-- start --

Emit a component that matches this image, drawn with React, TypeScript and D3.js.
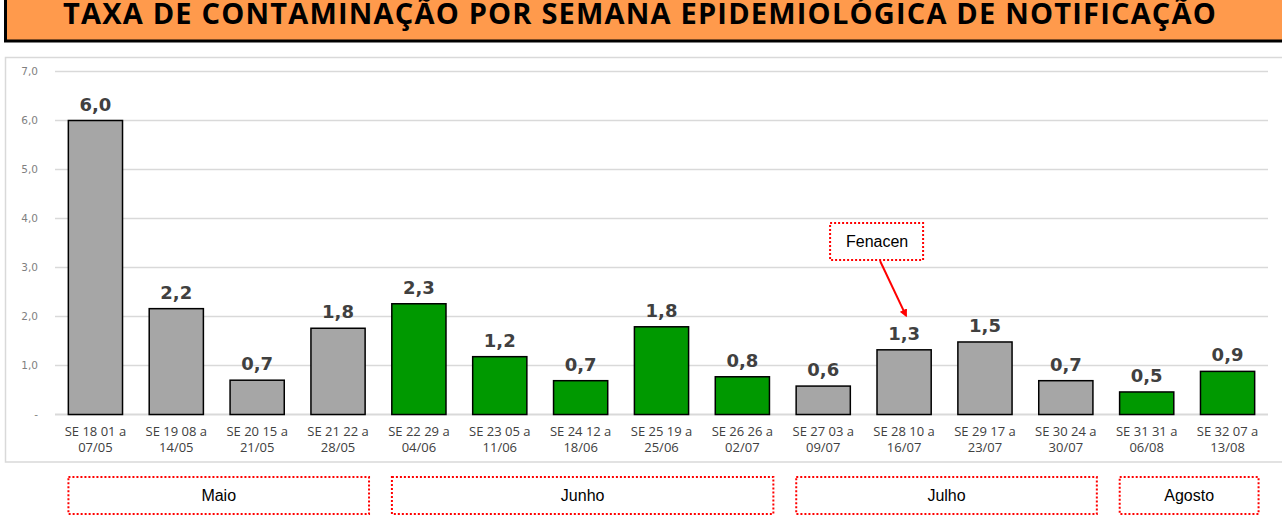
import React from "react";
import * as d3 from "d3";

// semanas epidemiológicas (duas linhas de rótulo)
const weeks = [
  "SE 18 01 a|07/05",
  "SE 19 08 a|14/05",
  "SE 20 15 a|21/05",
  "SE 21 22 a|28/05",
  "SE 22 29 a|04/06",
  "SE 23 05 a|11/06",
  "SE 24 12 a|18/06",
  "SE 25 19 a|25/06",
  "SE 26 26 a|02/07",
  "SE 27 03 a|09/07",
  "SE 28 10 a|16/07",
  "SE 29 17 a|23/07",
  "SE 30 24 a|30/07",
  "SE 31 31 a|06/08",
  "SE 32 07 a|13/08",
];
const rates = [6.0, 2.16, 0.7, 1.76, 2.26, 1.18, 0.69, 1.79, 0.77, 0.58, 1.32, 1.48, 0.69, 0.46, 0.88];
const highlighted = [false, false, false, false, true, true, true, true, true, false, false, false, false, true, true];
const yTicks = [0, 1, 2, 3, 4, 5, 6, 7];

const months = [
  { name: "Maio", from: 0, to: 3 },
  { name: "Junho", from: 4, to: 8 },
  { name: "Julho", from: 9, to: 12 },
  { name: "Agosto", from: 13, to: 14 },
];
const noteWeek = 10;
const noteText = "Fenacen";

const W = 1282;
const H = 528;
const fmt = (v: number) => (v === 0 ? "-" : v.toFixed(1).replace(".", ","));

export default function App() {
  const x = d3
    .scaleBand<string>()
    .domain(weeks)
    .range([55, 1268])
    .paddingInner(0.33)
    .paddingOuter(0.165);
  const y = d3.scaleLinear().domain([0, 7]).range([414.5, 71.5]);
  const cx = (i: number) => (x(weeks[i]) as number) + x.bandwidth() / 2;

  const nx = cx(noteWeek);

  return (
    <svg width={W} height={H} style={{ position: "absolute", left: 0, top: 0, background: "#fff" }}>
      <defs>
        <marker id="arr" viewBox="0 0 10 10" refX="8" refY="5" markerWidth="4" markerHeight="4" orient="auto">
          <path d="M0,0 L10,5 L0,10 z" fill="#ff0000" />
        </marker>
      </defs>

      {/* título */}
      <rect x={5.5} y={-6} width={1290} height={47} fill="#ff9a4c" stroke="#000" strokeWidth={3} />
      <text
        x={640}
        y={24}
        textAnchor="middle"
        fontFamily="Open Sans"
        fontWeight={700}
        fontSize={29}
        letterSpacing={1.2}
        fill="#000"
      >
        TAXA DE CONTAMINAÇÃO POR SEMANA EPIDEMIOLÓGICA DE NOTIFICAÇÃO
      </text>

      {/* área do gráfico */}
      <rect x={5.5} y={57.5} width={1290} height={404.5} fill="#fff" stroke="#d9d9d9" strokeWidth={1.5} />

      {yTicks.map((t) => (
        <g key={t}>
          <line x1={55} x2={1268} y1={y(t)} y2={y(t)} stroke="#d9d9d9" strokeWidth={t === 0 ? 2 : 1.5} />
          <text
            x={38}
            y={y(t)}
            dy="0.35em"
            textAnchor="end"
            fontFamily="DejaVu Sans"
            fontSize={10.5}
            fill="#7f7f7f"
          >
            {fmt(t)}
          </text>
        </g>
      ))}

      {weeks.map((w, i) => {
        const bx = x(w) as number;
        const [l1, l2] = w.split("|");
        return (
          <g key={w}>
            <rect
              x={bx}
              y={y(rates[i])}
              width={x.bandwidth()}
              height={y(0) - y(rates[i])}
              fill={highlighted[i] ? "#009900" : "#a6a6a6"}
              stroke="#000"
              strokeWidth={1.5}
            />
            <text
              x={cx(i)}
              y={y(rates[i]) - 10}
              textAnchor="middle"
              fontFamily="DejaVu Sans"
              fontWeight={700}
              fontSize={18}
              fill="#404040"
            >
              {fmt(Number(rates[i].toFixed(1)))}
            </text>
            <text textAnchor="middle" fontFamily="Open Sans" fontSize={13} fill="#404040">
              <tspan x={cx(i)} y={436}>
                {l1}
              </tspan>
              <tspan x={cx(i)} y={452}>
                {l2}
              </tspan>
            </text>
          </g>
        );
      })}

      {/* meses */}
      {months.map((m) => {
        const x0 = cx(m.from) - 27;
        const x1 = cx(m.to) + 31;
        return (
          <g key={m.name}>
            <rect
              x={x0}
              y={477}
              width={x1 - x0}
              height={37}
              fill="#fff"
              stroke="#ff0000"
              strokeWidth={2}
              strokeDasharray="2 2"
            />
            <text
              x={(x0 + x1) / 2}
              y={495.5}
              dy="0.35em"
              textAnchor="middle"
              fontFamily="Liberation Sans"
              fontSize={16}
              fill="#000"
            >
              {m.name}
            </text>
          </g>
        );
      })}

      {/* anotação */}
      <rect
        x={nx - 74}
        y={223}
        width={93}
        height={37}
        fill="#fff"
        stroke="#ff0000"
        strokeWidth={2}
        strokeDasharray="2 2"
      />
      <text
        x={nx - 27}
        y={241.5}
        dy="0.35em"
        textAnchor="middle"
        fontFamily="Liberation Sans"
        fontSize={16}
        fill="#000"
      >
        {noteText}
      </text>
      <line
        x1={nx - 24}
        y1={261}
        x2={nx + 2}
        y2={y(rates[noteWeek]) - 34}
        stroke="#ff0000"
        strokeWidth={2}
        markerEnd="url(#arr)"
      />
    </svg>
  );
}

-- end --

### Exercise goal
Look at the listing and set down only the lines from its start through the line with "import * as", word for word and without pictures.

### Written answer
Emit a component that matches this image, drawn with React, TypeScript and D3.js.
import React from "react";
import * as d3 from "d3";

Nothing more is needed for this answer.